XR-Labs

XR-labs is a partnership between the Belgian Federal Police, Military, and Customs Department focusing on XR.
It's main focus is creating a VR training simulator for the special forces and police.
I was able to complete my end-of-studies internship here.

Logo

My main project during this period was making a TECC (Tactical Emergency Casualty Care) system to be added into the training simulation. It was not completly finished in the half a year timespan, but I did create quite a most aspects of the target system.
The first and hardest part I had to create was a system for animations to partially disable. For example when the target is shot in the arm, they should not be able to use it anymore, or atleast less. I did this by creating an active ragdoll system onto the existing skeletons that can be switched to when the target is shot or pushed. (See the 2 skeletons in the clips)
The next step was creating a system for wounds. These wounds are different depending on the location of the wounds. The characters also react differently to each wound by for example fainting or dropping their weapon. There's also some randomness involved to best emulate real life scenarios.

The final part was the TECC system itself. At the point I left it, it was simply when you touched the character where treatment was needed, it automatically completed the treatment. In case of limb wounds this meant placing a tournique higher up the limb. Treating the wound would stop the characters from bleeding out and they all have a simple visual representation of the treatment being completed. Expansion on this was planned using buttons that the operators would place on the location where they usually carry the specific treatments.
Finally, the last thing I'd have to do is add networking to implement the system into the actual project, but since the existing networking system was being revised and my time at XR-Labs was almost up, we decided to not implement that yet.
Instead I added a pushing system that works for both physics simulated and on kinematic pushers, the characters will fall if they're pushed too hard. I had to create a system to manually interpolate the bones to the most fitting stand up animation to make this work. This proved more difficult than expected as physics had already been activated on the bones by this point.

One of the most important parts during the creation of the active ragdoll system, was making sure that it didn't slow down the entire project.
After my first iteration of the complete system, simulating 100 active ragdolls took 40-50ms, reducing the framerate significantly.

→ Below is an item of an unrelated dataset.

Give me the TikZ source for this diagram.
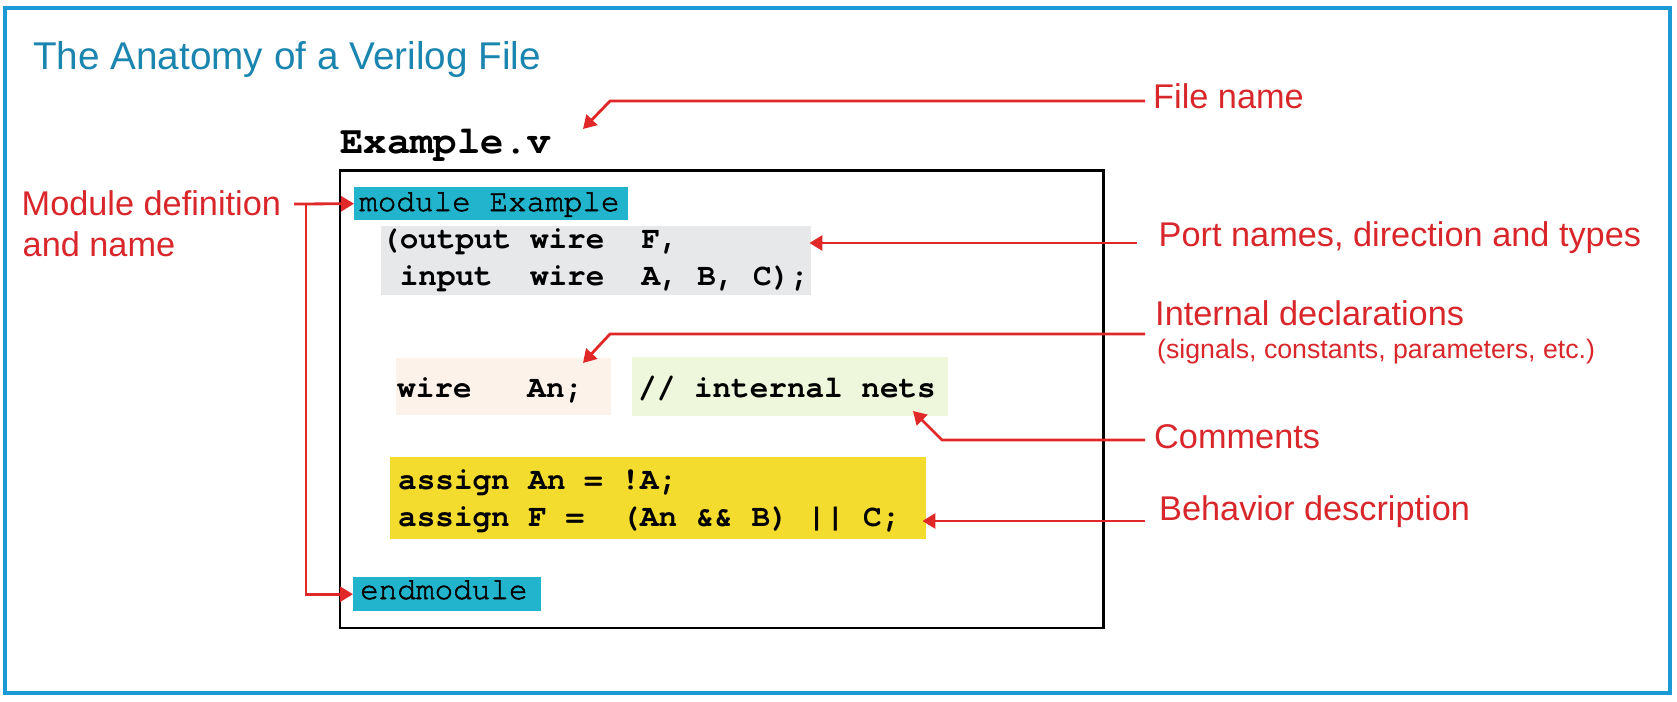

Thus I had to find ways to optimize the system.
I'll cut a long story short, I reduced the amount of lookup calls as much as possible, this combined with making more lists and arrays to store data without getting them every frame sped up the system by 50% already, but that was not enough.
Secondly I decided to change as much of my stored vectors/lists/arrays into dictionaries to use their O(1) lookup speed. With a couple more lookup optimizations added onto that I had reduced the frame time of 100 simulated characters to 5.3ms.
This was already 90% faster than the original version, but it still created a 15-20fps reduction when all 100 characters were simulated, meaning I was still unsatisfied, so I decided to go deep profiling.
The conclusion I came to was that the string lookup in the dictionaries took half of all the frame time (of my system), changing the dictionaries to no longer use strings as keys. Lastly I made it so the active ragdoll system didn't activate untill the character was actually shot. This meant I needed to a second animation on top of the simulated one, but this was still faster than the active ragdoll system being active all the time.

The eventual results are what you see in the attached image, with the frame time increase happening when I activate the active ragdoll on 100 characters at once, resulting in only a 2ms increase instead of 50ms.